-- Material supplied --
──────────

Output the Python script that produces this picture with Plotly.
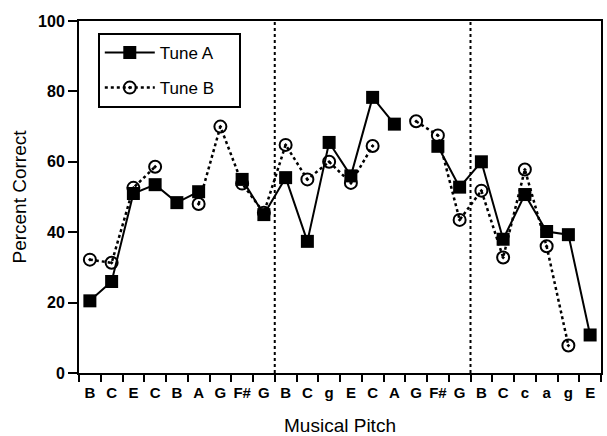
import plotly.graph_objects as go

pitches = ["B", "C", "E", "C", "B", "A", "G", "F#", "G",
           "B", "C", "g", "E", "C", "A", "G", "F#", "G",
           "B", "C", "c", "a", "g", "E"]
tune_a = [20.5, 26, 51, 53.5, 48.4, 51.5, None, 55, 45,
          55.5, 37.4, 65.5, 56, 78.3, 70.7, None, 64.4, 52.8,
          60, 38, 50.7, 40.2, 39.3, 10.8]
tune_b = [32.2, 31.3, 52.6, 58.6, None, 48, 70, 53.8, 45.5,
          64.8, 55, 60, 54, 64.5, None, 71.5, 67.5, 43.5,
          51.8, 32.8, 57.8, 36, 7.8, None]
dividers = [8.5, 17.5]
y_ticks = [0, 20, 40, 60, 80, 100]

x = list(range(len(pitches)))
font = "Arial, Liberation Sans, sans-serif"
pad = "&nbsp;" * 4

fig = go.Figure()
fig.add_trace(go.Scatter(
    x=x, y=tune_b, name="Tune B" + pad, mode="lines+markers",
    line=dict(color="black", width=2.5, dash="dot"),
    marker=dict(symbol="circle-open-dot", size=12, color="black", line=dict(width=2)),
    connectgaps=False, legendgroup="b", legendrank=2,
))
fig.add_trace(go.Scatter(
    x=x, y=tune_a, name="Tune A" + pad, mode="lines+markers",
    line=dict(color="black", width=2),
    marker=dict(symbol="square", size=13, color="black"),
    connectgaps=False, legendgroup="a", legendrank=1,
))

for d in dividers:
    fig.add_shape(type="line", x0=d, x1=d, y0=0, y1=100, xref="x", yref="y",
                  line=dict(color="black", width=2, dash="dot"))

fig.update_layout(
    width=607, height=436,
    margin=dict(l=79, r=6, t=21, b=63),
    paper_bgcolor="white", plot_bgcolor="white",
    font=dict(family=font, color="black", size=15),
    showlegend=True,
    legend=dict(
        x=0.036, y=0.966, xanchor="left", yanchor="top",
        bordercolor="black", borderwidth=2, bgcolor="white",
        font=dict(size=17, family=font),
        traceorder="grouped", tracegroupgap=10, itemwidth=50,
    ),
    xaxis=dict(
        range=[-0.5, 23.5], tickmode="array", tickvals=x, ticktext=pitches,
        ticks="", showgrid=False, zeroline=False, automargin=False,
        showline=True, linecolor="black", linewidth=2, mirror=True,
        tickfont=dict(size=15, weight="bold"), ticklabelstandoff=5,
        minor=dict(tickmode="array", tickvals=[i + 0.5 for i in range(-1, 24)],
                   ticks="outside", ticklen=7, tickwidth=1.5, tickcolor="black", showgrid=False),
        title=dict(text="Musical Pitch", font=dict(size=19), standoff=22),
    ),
    yaxis=dict(
        range=[0, 100], tickmode="array", tickvals=y_ticks,
        ticks="outside", ticklen=9, tickwidth=1.5, tickcolor="black",
        showgrid=False, zeroline=False, automargin=False,
        showline=True, linecolor="black", linewidth=2, mirror=True,
        tickfont=dict(size=16, weight="bold"),
        title=dict(text="Percent Correct", font=dict(size=19), standoff=6),
    ),
)

fig.write_html("out.html")
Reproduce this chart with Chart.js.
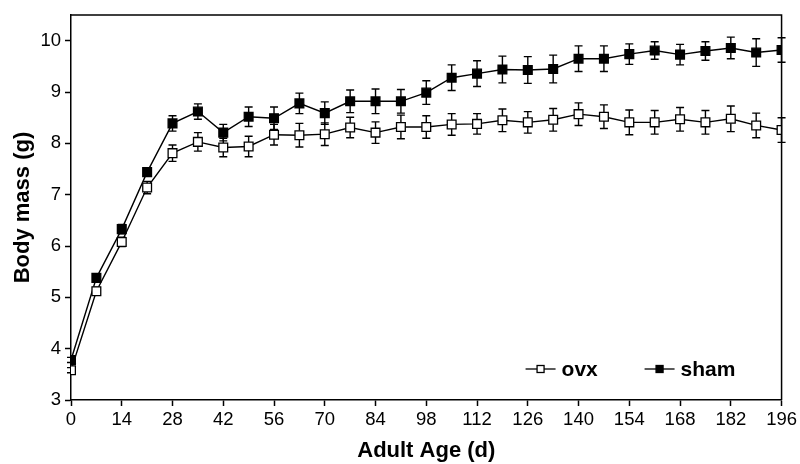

──────────

-- Exercise description --
Every entry must be reproduced exactly, with the images left out.

-- Response to this task --
Output the Python script that produces this picture with Plotly.
import plotly.graph_objects as go

pitches = ["B", "C", "E", "C", "B", "A", "G", "F#", "G",
           "B", "C", "g", "E", "C", "A", "G", "F#", "G",
           "B", "C", "c", "a", "g", "E"]
tune_a = [20.5, 26, 51, 53.5, 48.4, 51.5, None, 55, 45,
          55.5, 37.4, 65.5, 56, 78.3, 70.7, None, 64.4, 52.8,
          60, 38, 50.7, 40.2, 39.3, 10.8]
tune_b = [32.2, 31.3, 52.6, 58.6, None, 48, 70, 53.8, 45.5,
          64.8, 55, 60, 54, 64.5, None, 71.5, 67.5, 43.5,
          51.8, 32.8, 57.8, 36, 7.8, None]
dividers = [8.5, 17.5]
y_ticks = [0, 20, 40, 60, 80, 100]

x = list(range(len(pitches)))
font = "Arial, Liberation Sans, sans-serif"
pad = "&nbsp;" * 4

fig = go.Figure()
fig.add_trace(go.Scatter(
    x=x, y=tune_b, name="Tune B" + pad, mode="lines+markers",
    line=dict(color="black", width=2.5, dash="dot"),
    marker=dict(symbol="circle-open-dot", size=12, color="black", line=dict(width=2)),
    connectgaps=False, legendgroup="b", legendrank=2,
))
fig.add_trace(go.Scatter(
    x=x, y=tune_a, name="Tune A" + pad, mode="lines+markers",
    line=dict(color="black", width=2),
    marker=dict(symbol="square", size=13, color="black"),
    connectgaps=False, legendgroup="a", legendrank=1,
))

for d in dividers:
    fig.add_shape(type="line", x0=d, x1=d, y0=0, y1=100, xref="x", yref="y",
                  line=dict(color="black", width=2, dash="dot"))

fig.update_layout(
    width=607, height=436,
    margin=dict(l=79, r=6, t=21, b=63),
    paper_bgcolor="white", plot_bgcolor="white",
    font=dict(family=font, color="black", size=15),
    showlegend=True,
    legend=dict(
        x=0.036, y=0.966, xanchor="left", yanchor="top",
        bordercolor="black", borderwidth=2, bgcolor="white",
        font=dict(size=17, family=font),
        traceorder="grouped", tracegroupgap=10, itemwidth=50,
    ),
    xaxis=dict(
        range=[-0.5, 23.5], tickmode="array", tickvals=x, ticktext=pitches,
        ticks="", showgrid=False, zeroline=False, automargin=False,
        showline=True, linecolor="black", linewidth=2, mirror=True,
        tickfont=dict(size=15, weight="bold"), ticklabelstandoff=5,
        minor=dict(tickmode="array", tickvals=[i + 0.5 for i in range(-1, 24)],
                   ticks="outside", ticklen=7, tickwidth=1.5, tickcolor="black", showgrid=False),
        title=dict(text="Musical Pitch", font=dict(size=19), standoff=22),
    ),
    yaxis=dict(
        range=[0, 100], tickmode="array", tickvals=y_ticks,
        ticks="outside", ticklen=9, tickwidth=1.5, tickcolor="black",
        showgrid=False, zeroline=False, automargin=False,
        showline=True, linecolor="black", linewidth=2, mirror=True,
        tickfont=dict(size=16, weight="bold"),
        title=dict(text="Percent Correct", font=dict(size=19), standoff=6),
    ),
)

fig.write_html("out.html")
Reproduce this chart with Chart.js.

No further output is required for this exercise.